Solution: We installed the driver in the user directory using pip install --user and added the user site-packages to the Python path.

Challenge 3: Resource Constraints

Problem: The initial deployment failed with insufficient resources:

js
Insufficient cpu, 1 Insufficient memory

Root Cause: The single-node DigitalOcean cluster had limited resources.

Solution: We reduced the resource requests and limits:

yaml
resources:
  requests:
    memory: "256Mi"
    cpu: "100m"
  limits:
    memory: "512Mi"
    cpu: "200m"

Challenge 4: SSL Certificate Issues

Problem: SSL certificates were taking a long time to be issued.

Root Cause: DNS propagation delays - the cluster's DNS resolver couldn't resolve the new domain immediately.

Solution: We waited for DNS propagation and used HTTP access temporarily while the certificate was being issued.

Challenge 5: Iframe Embedding Blocked

Problem: When trying to embed Superset in an iframe, browsers showed the error:

js
Refused to display 'https://superset.do.zeelu.me/' in a frame because it set 'X-Frame-Options' to 'sameorigin'.

Root Cause: Superset by default sets X-Frame-Options: sameorigin which prevents embedding in iframes from different domains.

Solution: We added the environment variable to allow iframe embedding:

yaml
env:
- name: X_FRAME_OPTIONS
  value: "ALLOWALL"

DNS Configuration

Add an A record in your DNS provider:

  • Name: superset (for superset.do.zeelu.me)
  • Value: Your load balancer IP (e.g., 104.248.105.26)
  • TTL: Default

Accessing Superset

Once deployed, you can access Superset at your domain/ip.

Or you can try out mine at:

  • URL: https://superset.do.zeelu.me
  • Username: guestuser
  • Password: guestuser

Verifying PostgreSQL Support

To verify that PostgreSQL support is working:

  1. Log into Superset
  2. Go to SettingsDatabase Connections
  3. Click + Database
  4. Select PostgreSQL from the database type dropdown
  5. You should now be able to configure PostgreSQL connections without the driver error

Production Considerations

For production deployments, consider:

  1. Security: Change default passwords and use proper secret management
  2. Persistence: Use a proper database (PostgreSQL/MySQL) instead of SQLite
  3. Scaling: Configure multiple replicas and proper resource limits
  4. Monitoring: Add health checks and monitoring
  5. Backup: Implement regular database backups

Troubleshooting

Check Pod Status

bash
kubectl get pods --namespace superset

View Logs

bash
kubectl logs <pod-name> --namespace superset

Check SSL Certificate

bash
kubectl get certificates --namespace superset

Conclusion

Deploying Superset on Kubernetes with PostgreSQL support requires careful attention to container permissions, resource constraints, and DNS configuration.
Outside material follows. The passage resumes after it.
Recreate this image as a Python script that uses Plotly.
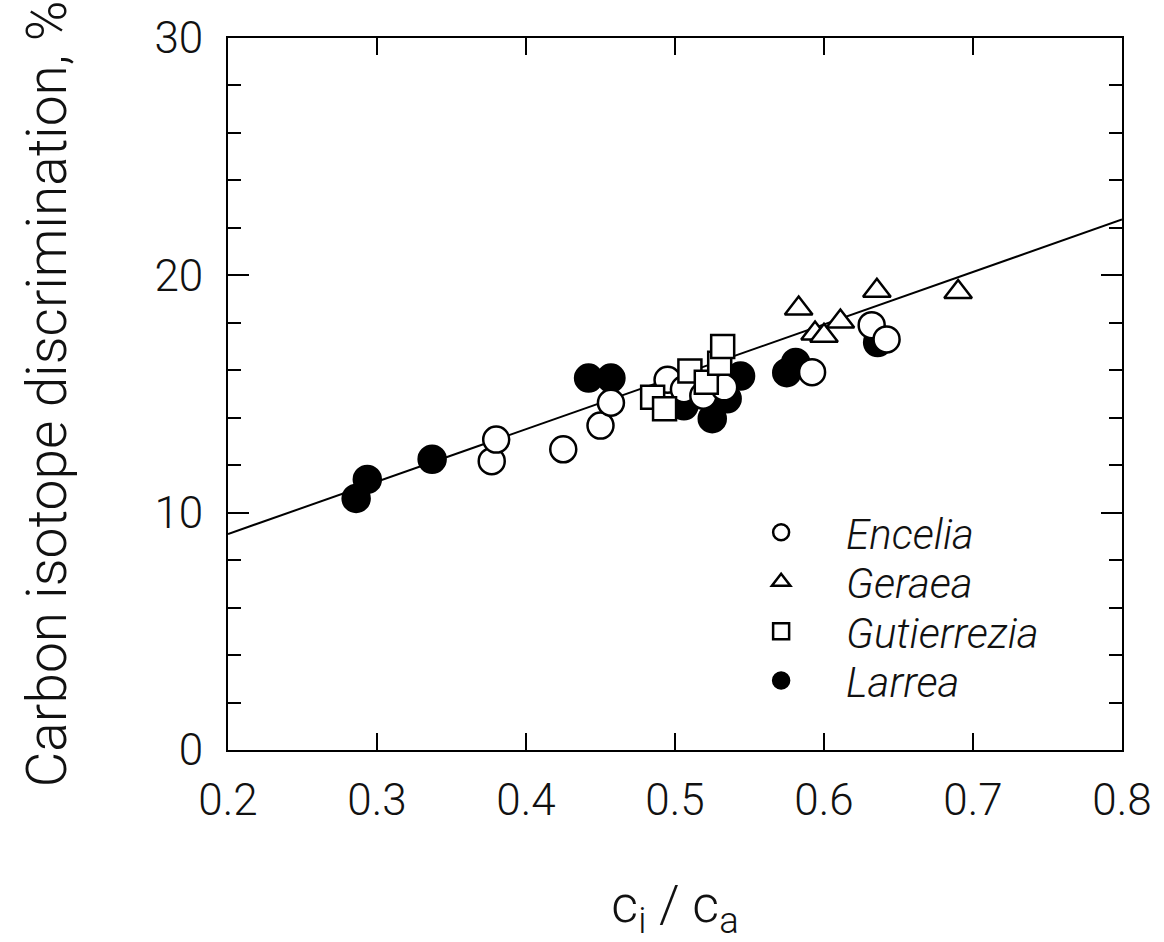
import plotly.graph_objects as go

# ---- data ----
encelia_x = [0.377, 0.380, 0.425, 0.450, 0.457, 0.495, 0.506, 0.519, 0.533, 0.592, 0.632, 0.642]
encelia_y = [12.17, 13.08, 12.67, 13.67, 14.63, 15.6, 15.2, 14.93, 15.28, 15.92, 17.9, 17.3]

geraea_x = [0.583, 0.594, 0.600, 0.611, 0.6355, 0.690]
geraea_y = [18.6, 17.55, 17.45, 18.05, 19.35, 19.3]

gutierrezia_x = [0.485, 0.493, 0.510, 0.521, 0.530, 0.532]
gutierrezia_y = [14.86, 14.38, 15.97, 15.49, 16.3, 17.0]

larrea_x = [0.286, 0.2935, 0.337, 0.442, 0.457, 0.506, 0.525, 0.535, 0.544, 0.575, 0.581, 0.636]
larrea_y = [10.6, 11.4, 12.25, 15.67, 15.67, 14.5, 13.96, 14.8, 15.76, 15.9, 16.33, 17.17]

fit_x = [0.2, 0.8]
fit_y = [9.1, 22.35]

x_ticks = [0.2, 0.3, 0.4, 0.5, 0.6, 0.7, 0.8]
y_ticks = [0, 10, 20, 30]

FONT = "Roboto"
WEIGHT = 300
TXT = "#111111"

fig = go.Figure()

fig.add_trace(go.Scatter(x=fit_x, y=fit_y, mode="lines",
                         line=dict(color="black", width=2), showlegend=False,
                         hoverinfo="skip"))

outline = dict(color="black", width=2.5)

fig.add_trace(go.Scatter(x=larrea_x, y=larrea_y, mode="markers", name="Larrea",
                         legend="legend4",
                         marker=dict(symbol="circle", size=27, color="black", line=outline)))
fig.add_trace(go.Scatter(x=encelia_x, y=encelia_y, mode="markers", name="Encelia",
                         legend="legend",
                         marker=dict(symbol="circle", size=26, color="white", line=outline)))
fig.add_trace(go.Scatter(x=gutierrezia_x, y=gutierrezia_y, mode="markers", name="Gutierrezia",
                         legend="legend3",
                         marker=dict(symbol="square", size=23, color="white", line=outline)))
fig.add_trace(go.Scatter(x=geraea_x, y=geraea_y, mode="markers", name="Geraea",
                         legend="legend2",
                         marker=dict(symbol="triangle-up", size=24, color="white", line=outline)))

tickfont = dict(family=FONT, size=44, color=TXT, weight=WEIGHT)
axis_common = dict(showline=True, linecolor="black", linewidth=2, mirror="ticks",
                   ticks="inside", tickcolor="black", tickwidth=2,
                   showgrid=False, zeroline=False, tickfont=tickfont)

fig.update_xaxes(range=[0.2, 0.8], tickvals=x_ticks, ticktext=[f"{v:.1f}" for v in x_ticks],
                 ticklen=17, ticklabelstandoff=10,
                 title=dict(text="c<sub>i</sub> / c<sub>a</sub>",
                            font=dict(family=FONT, size=52, color=TXT, weight=WEIGHT),
                            standoff=62),
                 **axis_common)
fig.update_yaxes(range=[0, 30], tickvals=y_ticks, ticklen=21, ticklabelstandoff=14,
                 minor=dict(ticks="inside", ticklen=13, dtick=2, tickcolor="black",
                            tickwidth=2, showgrid=False),
                 title=dict(text="Carbon isotope discrimination, %",
                            font=dict(family=FONT, size=55, color=TXT, weight=WEIGHT),
                            standoff=70),
                 **axis_common)

leg_font = dict(family=FONT, size=42, style="italic", color=TXT, weight=WEIGHT)
def leg(yc):
    return dict(x=0.546, y=yc, xanchor="left", yanchor="middle",
                font=leg_font, bgcolor="rgba(0,0,0,0)", itemwidth=120)

# legend row centres in pixels -> paper units
fig.update_layout(
    width=1164, height=942,
    margin=dict(l=228, r=39, t=30, b=192),
    paper_bgcolor="white", plot_bgcolor="white",
    legend=leg((750 - 530) / 720),
    legend2=leg((750 - 580) / 720),
    legend3=leg((750 - 630) / 720),
    legend4=leg((750 - 680) / 720),
)

fig.write_html("out.html")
By using custom manifests instead of Helm charts, we gained the flexibility to install additional packages and configure the deployment exactly as needed.

The key was understanding that modern containers run as non-root users and installing packages in the user directory while ensuring the Python path includes the user site-packages directory.